Recorded: 20 Feb 2001
She actually wrote a paper on the clonal analysis of the endosperm development using some of these techniques, but she was acutely aware of other sorts of pattern, patterns that weren't stochastic and actually were developmentally controlled. To some extent, that had led to her theories of epigenetics, in which she'd proposed that these controlling elements actually controlled development. Probably we wouldn't think of it in these terms now, but it turns out that epigenetics is crucially involved in development and that relationship is something you can now read in her papers. It's interesting. Her papers are easier to read now than they were twenty years ago or thirty years ago because the molecular basis of what she was saying is now known. We now know a lot more about what chromosomes are really constituted of and, of course, transposable elements have been molecularly isolated. So many of the interactions between genes are now much more easily thought about because we know the molecules involved. And then you can really start to see some of the really extraordinary things that she thought and proposed—especially about the nature of chromosomal organization. Heterochromatin was one of her major areas of research: knobs, heterochromatic knobs. It's actually been a real pleasure to be able to be part of the modern view of that. So now, with the genome project, and what we know about transposable elements, we've been able to interpret some of the things that she was saying then at a molecular level. So actually, it's funny, but it really is easier to read her work now than it was then.

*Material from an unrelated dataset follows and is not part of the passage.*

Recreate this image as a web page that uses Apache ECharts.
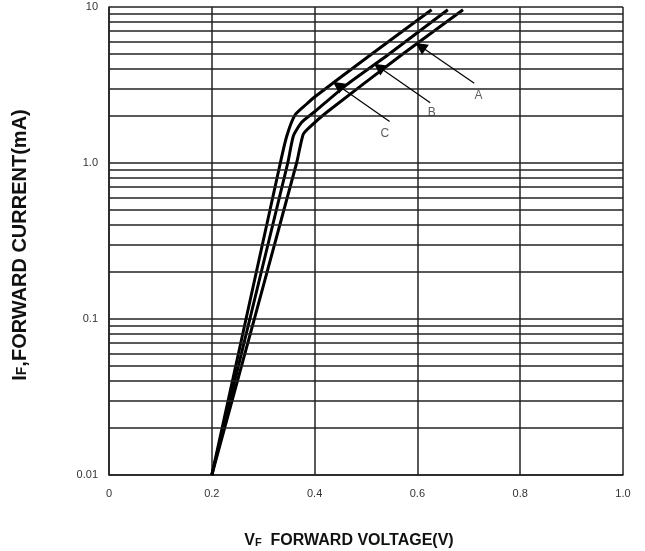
<!DOCTYPE html>
<html>
<head>
<meta charset="utf-8">
<script src="https://cdn.jsdelivr.net/npm/echarts@6/dist/echarts.min.js"></script>
<style>
html,body{margin:0;padding:0;background:#fff;}
#chart{width:645px;height:551px;}
</style>
</head>
<body>
<div id="chart"></div>
<script>
// Tick labels
const xTickLabels = ['0', '0.2', '0.4', '0.6', '0.8', '1.0'];
const yTickLabels = ['0.01', '0.1', '1.0', '10'];
// Minor log grid lines (2..9 in each decade)
const minorGridValues = [0.02,0.03,0.04,0.05,0.06,0.07,0.08,0.09,
                         0.2,0.3,0.4,0.5,0.6,0.7,0.8,0.9,
                         2,3,4,5,6,7,8,9];
// Curves [VF (V), IF (mA)]
const curveA = [[0.2,0.01],[0.365,1.0],[0.3777,1.525],[0.3905,1.70],[0.4248,2.13],[0.5696,4.94],[0.6888,9.6]];
const curveB = [[0.2,0.01],[0.3478,1.0],[0.3587,1.49],[0.3745,1.82],[0.400,2.13],[0.4621,3.17],[0.5430,4.94],[0.6592,9.6]];
const curveC = [[0.2,0.01],[0.3333,1.0],[0.3459,1.49],[0.3619,2.03],[0.384,2.38],[0.400,2.65],[0.5092,4.94],[0.6276,9.6]];
// Annotation arrows and letters
const labelNames = ['A', 'B', 'C'];
const arrowTips  = [[0.606,5.6],[0.525,4.12],[0.445,3.15]];
const arrowTails = [[0.7106,3.24],[0.625,2.43],[0.5459,1.845]];
const labelPos   = [[0.719,2.72],[0.628,2.1],[0.5366,1.54]];

const FONT = 'Liberation Sans, Arial, sans-serif';
const chart = echarts.init(document.getElementById('chart'), null, {renderer:'canvas'});
const gridLine = {color:'#222', width:1.5};

const option = {
  backgroundColor:'#fff',
  animation:false,
  grid:{left:109, right:22, top:7, bottom:76, containLabel:false, outerBoundsMode:'none'},
  xAxis:{
    type:'value', min:0, max:1, interval:0.2,
    axisLine:{show:true, lineStyle:gridLine},
    axisTick:{show:false},
    splitLine:{show:true, lineStyle:gridLine},
    axisLabel:{margin:13, color:'#333', fontSize:11, fontFamily:FONT,
      formatter:v => xTickLabels[Math.round(v/0.2)]},
    name:'{v|V}{f|F}  FORWARD VOLTAGE(V)',
    nameLocation:'middle', nameGap:58,
    nameTextStyle:{fontSize:16, fontWeight:'bold', color:'#111', fontFamily:FONT, padding:[0,34,0,0],
      rich:{v:{fontSize:16, fontWeight:'bold', color:'#111', fontFamily:FONT},
            f:{fontSize:11, fontWeight:'bold', color:'#111', fontFamily:FONT, verticalAlign:'bottom', padding:[0,0,1,0]}}}
  },
  yAxis:{
    type:'log', logBase:10, min:0.01, max:10,
    axisLine:{show:true, lineStyle:gridLine},
    axisTick:{show:false},
    splitLine:{show:true, lineStyle:gridLine},
    axisLabel:{margin:11, color:'#333', fontSize:11, fontFamily:FONT,
      formatter:v => yTickLabels[Math.round(Math.log10(v))+2]},
    name:'{i|I}{f|F}{t|,FORWARD CURRENT(mA)}',
    nameLocation:'middle', nameGap:79, nameRotate:90,
    nameTextStyle:{fontSize:20, fontWeight:'bold', color:'#111', fontFamily:FONT, padding:[0,8,0,0],
      rich:{i:{fontSize:20, fontWeight:'bold', color:'#111', fontFamily:FONT},
            t:{fontSize:20, fontWeight:'bold', color:'#111', fontFamily:FONT},
            f:{fontSize:14, fontWeight:'bold', color:'#111', fontFamily:FONT, verticalAlign:'bottom', padding:[0,0,1,0]}}}
  },
  series:[
    {
      name:'grid', type:'line', data:[], symbol:'none', silent:true, z:1,
      markLine:{silent:true, symbol:'none', label:{show:false},
        lineStyle:{color:'#222', width:1.5, type:'solid'},
        emphasis:{disabled:true},
        data:minorGridValues.map(v => ({yAxis:v}))}
    },
    {name:'A', type:'line', data:curveA, symbol:'none', smooth:0.2, z:3,
      lineStyle:{color:'#000', width:3}},
    {name:'B', type:'line', data:curveB, symbol:'none', smooth:0.2, z:3,
      lineStyle:{color:'#000', width:3}},
    {name:'C', type:'line', data:curveC, symbol:'none', smooth:0.2, z:3,
      lineStyle:{color:'#000', width:3}},
    {
      name:'arrows', type:'line', data:[], symbol:'none', silent:true, z:4,
      markLine:{silent:true, symbol:['none','triangle'], symbolSize:12, label:{show:false},
        lineStyle:{color:'#000', width:1.2, type:'solid'},
        itemStyle:{color:'#000'},
        emphasis:{disabled:true},
        data:arrowTips.map((t,i) => [{coord:arrowTails[i]},{coord:t}])}
    },
    {
      name:'letters', type:'scatter', symbolSize:1, silent:true, z:5,
      itemStyle:{color:'rgba(0,0,0,0)'},
      data:labelPos.map((p,i) => ({name:labelNames[i], value:p})),
      label:{show:true, position:'inside', formatter:'{b}', color:'#333', fontSize:12, fontFamily:FONT}
    }
  ]
};
chart.setOption(option);
</script>
</body>
</html>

Rob Martienssen is a plant molecular geneticist and professor at Cold Spring Harbor Laboratory. He received his Ph.D. from Cambridge University in 1986 and did postdoctoral research at the University of California, Berkeley.
As a young scientist, he worked closely with Barbara McClintock. He currently studies plant epigenetics and development using functional genomics. He was awarded the Kumho International Science Award in Plant Biology and Biotechnology (2001).